── Input records
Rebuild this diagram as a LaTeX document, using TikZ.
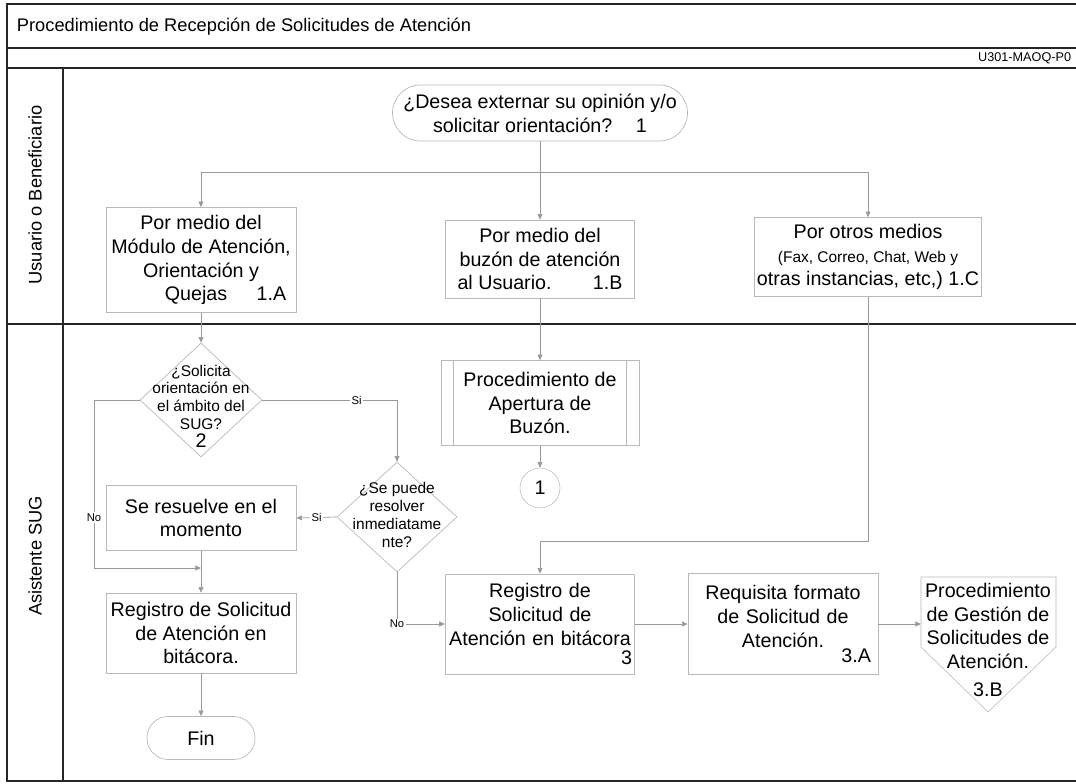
\documentclass[tikz,border=0pt]{standalone}
\usepackage{fontspec}
\setmainfont{Liberation Sans}
\usetikzlibrary{shapes.geometric,arrows.meta}
\newcommand{\boxfont}{\fontsize{14}{17}\selectfont}
\newcommand{\askfont}{\fontsize{11}{12.6}\selectfont}
\newcommand{\notefont}{\fontsize{11}{13}\selectfont}
\newcommand{\tagfont}{\fontsize{8}{9}\selectfont}
\begin{document}
\begin{tikzpicture}[
  proc/.style={draw=gray!55, line width=0.5pt, align=center, font=\boxfont, inner sep=2pt},
  term/.style={proc, rounded corners=0.7cm},
  decision/.style={draw=gray!55, line width=0.5pt, diamond, inner sep=0pt},
  ask/.style={align=center, font=\askfont, inner sep=0pt},
  flow/.style={draw=gray!80, line width=0.5pt, -{Triangle[length=4pt,width=3.5pt]}},
  tag/.style={fill=white, font=\tagfont, inner sep=1pt},
  lane/.style={rotate=90, font=\fontsize{13}{15}\selectfont},
  frame/.style={line width=1.2pt, draw=black!85}
]
\useasboundingbox (0,0) rectangle (26.9,-19.6);

% frame and lanes
\draw[frame] (27,-0.1) -- (0.175,-0.1) -- (0.175,-19.525) -- (27,-19.525);
\draw[frame] (0.175,-1.2) -- (27,-1.2);
\draw[frame] (0.175,-1.7) -- (27,-1.7);
\draw[frame] (0.175,-8.1) -- (27,-8.1);
\draw[frame] (1.575,-1.7) -- (1.575,-19.525);

\node[anchor=west, font=\fontsize{13}{15}\selectfont] at (0.3,-0.675) (title) {Procedimiento de Recepción de Solicitudes de Atención};
\node[anchor=east, font=\fontsize{9}{10}\selectfont] at (26.9,-1.45) (code) {U301-MAOQ-P0};
\node[lane] at (0.875,-4.875) (lane1) {Usuario o Beneficiario};
\node[lane] at (0.875,-13.9) (lane2) {Asistente SUG};

% user lane
\node[term, minimum width=7.375cm, minimum height=1.4cm] at (13.5,-2.825) (start) {¿Desea externar su opinión y/o\\ solicitar orientación?\hspace{1.2em}1};
\node[proc, minimum width=4.75cm, minimum height=2.625cm] at (5.025,-6.5) (A1) {Por medio del\\ Módulo de Atención,\\ Orientación y\\ \hspace*{2.5em}Quejas\hspace{1.5em}1.A};
\node[proc, minimum width=4.725cm, minimum height=1.95cm] at (13.5,-6.475) (B1) {Por medio del\\ buzón de atención\\ al Usuario.\hspace{2.1em}1.B};
\node[proc, minimum width=4.75cm, minimum height=1.975cm] at (21.7,-6.425) (C1) {Por otros medios\\ \notefont (Fax, Correo, Chat, Web y\\ otras instancias, etc,) {\boxfont 1.C}};

% SUG lane
\node[decision, minimum width=3.05cm, minimum height=2.85cm] at (5.025,-10.0) (d2) {};
\node[ask] at (5.025,-10.15) (d2t) {¿Solicita\\ orientación en\\ el ámbito del\\ SUG?\\ {\boxfont 2}};
\node[decision, minimum width=3.0cm, minimum height=2.75cm] at (9.925,-12.925) (d3) {};
\node[ask] at (9.925,-12.875) (d3t) {¿Se puede\\ resolver\\ inmediatame\\ nte?};
\node[proc, minimum width=4.75cm, minimum height=1.625cm] at (5.025,-12.95) (resolve) {Se resuelve en el\\ momento};
\node[proc, minimum width=4.75cm, minimum height=2.0cm] at (5.025,-15.825) (reg1) {Registro de Solicitud\\ de Atención en\\ bitácora.};
\node[term, rounded corners=0.53cm, minimum width=2.7cm, minimum height=1.075cm] at (5.025,-18.45) (fin) {Fin};
\node[proc, minimum width=4.95cm, minimum height=2.125cm] at (13.5,-10.075) (apert) {Procedimiento de\\ Apertura de\\ Buzón.};
\draw[draw=gray!55] ([xshift=0.325cm]apert.north west) -- ([xshift=0.325cm]apert.south west);
\draw[draw=gray!55] ([xshift=-0.325cm]apert.north east) -- ([xshift=-0.325cm]apert.south east);
\node[draw=gray!55, circle, minimum size=1.0cm, inner sep=0pt, font=\boxfont] at (13.5,-12.2) (circ1) {1};
\node[proc, minimum width=4.725cm, minimum height=2.5cm, text width=4.6cm] at (13.5,-15.6) (reg3) {Registro de\\ Solicitud de\\ Atención en bitácora\\[-3pt] \mbox{}\hfill 3};
\node[proc, minimum width=4.75cm, minimum height=2.525cm, text width=4.4cm] at (19.575,-15.6) (req) {Requisita formato\\ de Solicitud de\\ Atención.\\[-6pt] \mbox{}\hfill 3.A};
\draw[draw=gray!55] (23.025,-14.425) -- (26.4,-14.425) -- (26.4,-16.175) -- (24.7,-17.8) -- (23.025,-16.175) -- cycle;
\node[align=center, font=\boxfont, inner sep=0pt] at (24.7,-16.0) (gest) {Procedimiento\\ de Gestión de\\ Solicitudes de\\ Atención.\\[3pt] 3.B};

% connectors
\coordinate (split) at (13.5,-4.3);
\coordinate (nobend) at (2.35,-14.2);
\coordinate (join) at (5.025,-14.2);
\coordinate (merge) at (21.7,-13.525);
\coordinate (gestin) at (23.025,-15.6);
\draw[draw=gray!80, line width=0.5pt] (start) -- (split);
\draw[flow] (split) -| (A1.north);
\draw[flow] (split) -- (B1);
\draw[flow] (split) -| (C1.north);
\draw[flow] (A1) -- (d2);
\draw[flow] (d2.east) -| node[tag, pos=0.35] {Si} (d3.north);
\draw[flow] (d3.west) -- node[tag] {Si} (resolve.east);
\draw[flow] (d2.west) -| node[tag, pos=0.85] {No} (nobend) -- (join);
\draw[flow] (resolve) -- (reg1);
\draw[flow] (reg1) -- (fin);
\draw[flow] (d3.south) |- node[tag, pos=0.5] {No} (reg3.west);
\draw[flow] (B1) -- (apert);
\draw[flow] (apert) -- (circ1);
\draw[flow] (C1.south) -- (merge) -| (reg3.north);
\draw[flow] (reg3) -- (req);
\draw[flow] (req) -- (gestin);
\end{tikzpicture}
\end{document}
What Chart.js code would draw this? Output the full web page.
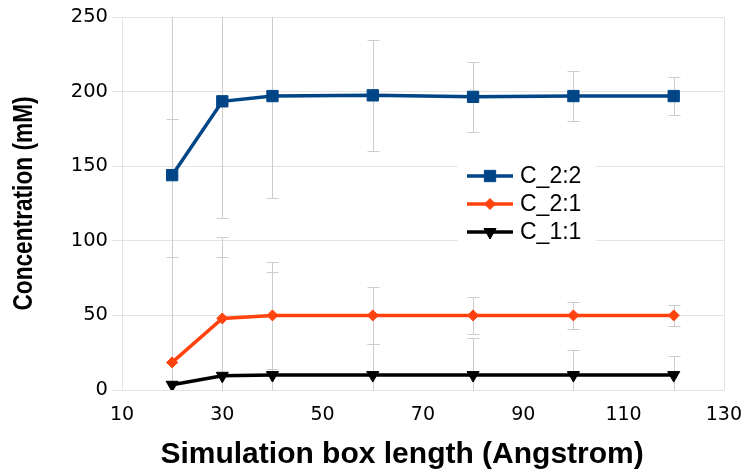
<!DOCTYPE html>
<html>
<head>
<meta charset="utf-8">
<script src="https://cdn.jsdelivr.net/npm/chart.js@4/dist/chart.umd.min.js"></script>
<style>
  body { margin: 0; background: #fff; }
  #wrap { width: 756px; height: 470px; }
</style>
</head>
<body>
<div id="wrap"><canvas id="theGraph"></canvas></div>
<script>
// box length (Angstrom)
var boxLength = [20, 30, 40, 60, 80, 100, 120];

var c22 = [144, 193.5, 197, 197.5, 196.5, 197, 197];
var c21 = [18.5, 48, 50, 50, 50, 50, 50];
var c11 = [3.5, 9.5, 10, 10, 10, 10, 10];

// error bar half widths
var c22Err = [126, 78.5, 68.5, 37, 23.5, 17, 12.5];
var c21Err = [70.5, 54.5, 36, 19, 12.5, 9, 7];
var c11Err = [178, 79.5, 69, 21, 25, 17, 13];

var seriesNames = ["C_2:2", "C_2:1", "C_1:1"];

var xTicks = [10, 30, 50, 70, 90, 110, 130];
var yTicks = [0, 50, 100, 150, 200, 250];

var xTitle = "Simulation box length (Angstrom)";
var yTitle = "Concentration (mM)";

var gridColor = "#e4e4e4";

function toPoints(values) {
    return values.map(function (v, i) { return { x: boxLength[i], y: v }; });
}

// light frame round the plot area
var plotFrame = {
    id: "plotFrame",
    beforeDatasetsDraw: function (chart) {
        var ctx = chart.ctx, a = chart.chartArea;
        ctx.save();
        ctx.strokeStyle = gridColor;
        ctx.lineWidth = 1;
        ctx.strokeRect(Math.round(a.left) + 0.5, Math.round(a.top) + 0.5,
            Math.round(a.width), Math.round(a.height));
        ctx.restore();
    }
};

var errorBars = {
    id: "errorBars",
    beforeDatasetsDraw: function (chart) {
        var ctx = chart.ctx, a = chart.chartArea;
        var xs = chart.scales.x, ys = chart.scales.y;
        ctx.save();
        ctx.beginPath();
        ctx.rect(a.left, a.top, a.width, a.height);
        ctx.clip();
        ctx.strokeStyle = "#cdcdcd";
        ctx.lineWidth = 1;
        chart.data.datasets.forEach(function (ds) {
            ds.data.forEach(function (p, j) {
                var px = Math.round(xs.getPixelForValue(p.x)) + 0.5;
                var top = Math.round(ys.getPixelForValue(p.y + ds.errors[j])) + 0.5;
                var bot = Math.round(ys.getPixelForValue(p.y - ds.errors[j])) + 0.5;
                ctx.beginPath();
                ctx.moveTo(px, top); ctx.lineTo(px, bot);
                ctx.moveTo(px - 6, top); ctx.lineTo(px + 6, top);
                ctx.moveTo(px - 6, bot); ctx.lineTo(px + 6, bot);
                ctx.stroke();
            });
        });
        ctx.restore();
    }
};

// legend sits inside the plot
var insideLegend = {
    id: "insideLegend",
    afterDatasetsDraw: function (chart) {
        var ctx = chart.ctx, a = chart.chartArea;
        var x0 = a.left + 336, y0 = a.top + 143;
        ctx.save();
        ctx.fillStyle = "#fff";
        ctx.fillRect(x0, y0, 138, 88);
        chart.data.datasets.forEach(function (ds, i) {
            var cy = y0 + 16 + i * 28;
            ctx.strokeStyle = ds.borderColor;
            ctx.lineWidth = ds.borderWidth;
            ctx.beginPath();
            ctx.moveTo(x0 + 9, cy);
            ctx.lineTo(x0 + 55, cy);
            ctx.stroke();
            ctx.fillStyle = ds.borderColor;
            ctx.lineWidth = 1;
            Chart.helpers.drawPoint(ctx, {
                pointStyle: ds.pointStyle,
                radius: ds.pointRadius,
                rotation: ds.pointRotation || 0,
                borderWidth: 1
            }, x0 + 32, cy);
            ctx.fillStyle = "#000";
            ctx.font = "23px 'Liberation Sans', Arial, sans-serif";
            ctx.textBaseline = "middle";
            ctx.textAlign = "left";
            ctx.fillText(ds.label, x0 + 62, cy + 1);
        });
        ctx.restore();
    }
};

// the y title in the original is a narrow bold face, so squeeze it
var narrowYTitle = {
    id: "narrowYTitle",
    afterDraw: function (chart) {
        var ctx = chart.ctx, a = chart.chartArea;
        ctx.save();
        ctx.translate(24, (a.top + a.bottom) / 2);
        ctx.rotate(-Math.PI / 2);
        ctx.scale(0.81, 1);
        ctx.font = "bold 28px 'Liberation Sans', Arial, sans-serif";
        ctx.fillStyle = "#000";
        ctx.textAlign = "center";
        ctx.textBaseline = "middle";
        ctx.fillText(yTitle, 0, 0);
        ctx.restore();
    }
};

var ctx = document.getElementById("theGraph").getContext("2d");
var theGraph = new Chart(ctx, {
    type: "line",
    data: {
        datasets: [{
            label: seriesNames[0],
            data: toPoints(c22),
            errors: c22Err,
            borderColor: "#004586",
            backgroundColor: "#004586",
            borderWidth: 3.5,
            pointStyle: "rect",
            pointRadius: 8,
            pointBorderWidth: 1
        }, {
            label: seriesNames[1],
            data: toPoints(c21),
            errors: c21Err,
            borderColor: "#ff420e",
            backgroundColor: "#ff420e",
            borderWidth: 3.5,
            pointStyle: "rectRot",
            pointRadius: 5.5,
            pointBorderWidth: 1
        }, {
            label: seriesNames[2],
            data: toPoints(c11),
            errors: c11Err,
            borderColor: "#000000",
            backgroundColor: "#000000",
            borderWidth: 3.5,
            pointStyle: "triangle",
            pointRotation: 180,
            pointRadius: 7,
            pointBorderWidth: 1
        }]
    },
    options: {
        responsive: true,
        maintainAspectRatio: false,
        animation: false,
        layout: { padding: { top: 17, right: 24, left: 0, bottom: 0 } },
        plugins: {
            legend: { display: false },
            tooltip: { enabled: false }
        },
        elements: { line: { tension: 0 } },
        scales: {
            x: {
                type: "linear",
                min: xTicks[0],
                max: xTicks[xTicks.length - 1],
                afterFit: function (scale) { scale.height = 80; },
                afterBuildTicks: function (scale) {
                    scale.ticks = xTicks.map(function (v) { return { value: v }; });
                },
                grid: { display: false, drawTicks: false },
                border: { color: gridColor },
                ticks: {
                    padding: 14,
                    color: "#000",
                    font: { family: "'DejaVu Sans'", size: 19 }
                },
                title: {
                    display: true,
                    // trailing spaces pull the centred title left, as in the original
                    text: xTitle + "     ",
                    color: "#000",
                    font: { family: "'Liberation Sans', Arial", size: 30, weight: "bold", lineHeight: 1 },
                    padding: { top: 0, bottom: 0 }
                }
            },
            y: {
                min: yTicks[0],
                max: yTicks[yTicks.length - 1],
                afterFit: function (scale) { scale.width = 122; },
                afterBuildTicks: function (scale) {
                    scale.ticks = yTicks.map(function (v) { return { value: v }; });
                },
                grid: { color: gridColor, tickColor: gridColor, tickLength: 10 },
                border: { color: gridColor },
                ticks: {
                    padding: 4,
                    color: "#000",
                    font: { family: "'DejaVu Sans'", size: 19.5 }
                },
                title: { display: false }
            }
        }
    },
    plugins: [plotFrame, errorBars, insideLegend, narrowYTitle]
});
</script>
</body>
</html>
────
Task objective:
Leave out any pictures, please, and quote only the lines from the top of the data through the line that contains "(0,0) rectangle (26.9,-19.6);".

Solved problem:
Rebuild this diagram as a LaTeX document, using TikZ.
\documentclass[tikz,border=0pt]{standalone}
\usepackage{fontspec}
\setmainfont{Liberation Sans}
\usetikzlibrary{shapes.geometric,arrows.meta}
\newcommand{\boxfont}{\fontsize{14}{17}\selectfont}
\newcommand{\askfont}{\fontsize{11}{12.6}\selectfont}
\newcommand{\notefont}{\fontsize{11}{13}\selectfont}
\newcommand{\tagfont}{\fontsize{8}{9}\selectfont}
\begin{document}
\begin{tikzpicture}[
  proc/.style={draw=gray!55, line width=0.5pt, align=center, font=\boxfont, inner sep=2pt},
  term/.style={proc, rounded corners=0.7cm},
  decision/.style={draw=gray!55, line width=0.5pt, diamond, inner sep=0pt},
  ask/.style={align=center, font=\askfont, inner sep=0pt},
  flow/.style={draw=gray!80, line width=0.5pt, -{Triangle[length=4pt,width=3.5pt]}},
  tag/.style={fill=white, font=\tagfont, inner sep=1pt},
  lane/.style={rotate=90, font=\fontsize{13}{15}\selectfont},
  frame/.style={line width=1.2pt, draw=black!85}
]
\useasboundingbox (0,0) rectangle (26.9,-19.6);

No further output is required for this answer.